By Utku Muratoglu
Season 2 of Drive to Survive certainly has shadowed the testing for the 2020 Formula 1 season. The first season was liked by many, as the programme showed us behind the scenes of the world’s most expensive sport, but season two outlived the first season, with lots of raw drama and lots of ups and downs across the 2019 season.
So much so, that many things that had happened last year are not even shown in season two, but no worries, we still have lots of Günther Steiner and lots of Daniel Ricciardo. The fun and the drama aside, Drive to Survive has handled the losses very well in this season and maybe showed that it is more than a motorsport documentary. In May of last year, we lost the motorsports legend Niki Lauda and in August, we lost Anthoine Hubert after his crash on SPA.

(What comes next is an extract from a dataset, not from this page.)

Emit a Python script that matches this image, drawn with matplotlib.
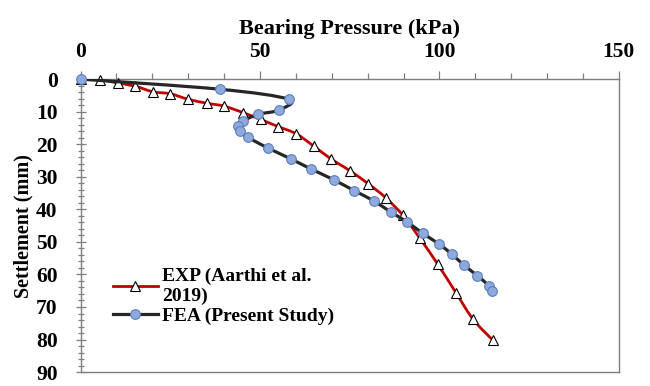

Before starting to watch season two, I had never expected to cry for three episodes straight. I had expected this season to be more like the first, with lots of drama behind closed doors and lots of drama between the drivers and the teams. However, the show brings the human angle and the emotional aspects of the drivers who we think as living their best lives with yachts and lots of luxury.
One thing missing is that the 2019 season was so full that ten episodes were not enough to cover everything and everyone and this was also something criticized in the first season. Moreover, once again the episodes are not chronologically ranked – they’re more topic related. For instance, there were two full episodes on Racing Point F1 story in the first season, while they were never mentioned in season two, not the team and not the two drivers.
Season two consists of ten episodes featuring the following events:
Episode 1: “Lights Out”
This episode mainly focuses on Haas, Renault, and Red Bull, from their performance last season, pre-season and the season start. Lots of Günther Steiner.
Episode 2: “Boiling Point”
This episode mainly focuses on Haas, the lack of performance, the future and the controversy around their title sponsors, Rich Energy Drinks.
Episode 3: “Dogfight”
This episode is full of McLaren and Carlos Sainz. It focuses on how he became the key player who pushes the team ahead.
Episode 4: “Dark Days”
This episode is the first heavy one. It revolves around the loss of Niki Lauda and how he was a key aspect during the creation of this successful Mercedes team. The episode also shows the catastrophic performance of the Mercedes team during the German GP.
Episode 5: “Great Expectations”
This episode can be depressing in terms of failure and self-doubt. The story is about Pierre Gasly and his relationship with Christian Horner and the Red Bull team, as well as his struggle and behind the scenes discussions about his replacement during the middle of the season.
Episode 6: “Raging Bulls”
This episode is one of the hardest to watch along with episode 4. Although the episode mainly focuses on Alex Albon and his promotion to Red Bull, it also includes the crash at SPA.
Episode 7: “Seeing Red”
This episode is all red. If you are a Tifosi, this episode is all for you as it features the rivalry between Charles Leclerc and Sebastian Vettel. They explain what it means to drive for Ferrari.
Episode 8: “Musical Chairs”
This episode is mainly on Hülkenberg and the Renault seat for 2020. It reveals that there was a deal between the team and Nico Hülkenberg, which makes the crash at German GP sadder and more dramatic.
Episode 9: “Blood, Sweat, Tears”
This episode is all Williams and it justifies the horrible season they had in 2019. Williams is in a mess even before the testing. It emerges that they don’t even have wheel nuts. It is hard to watch as you wonder how this happened in the first place.
Episode 10: “Checkered Flag”
This episode is like a summary of the whole season and the story mainly revolves around Sainz and Gasly’s podium finishes and the rivalry between McLaren and Renault for the 4th place in the championship.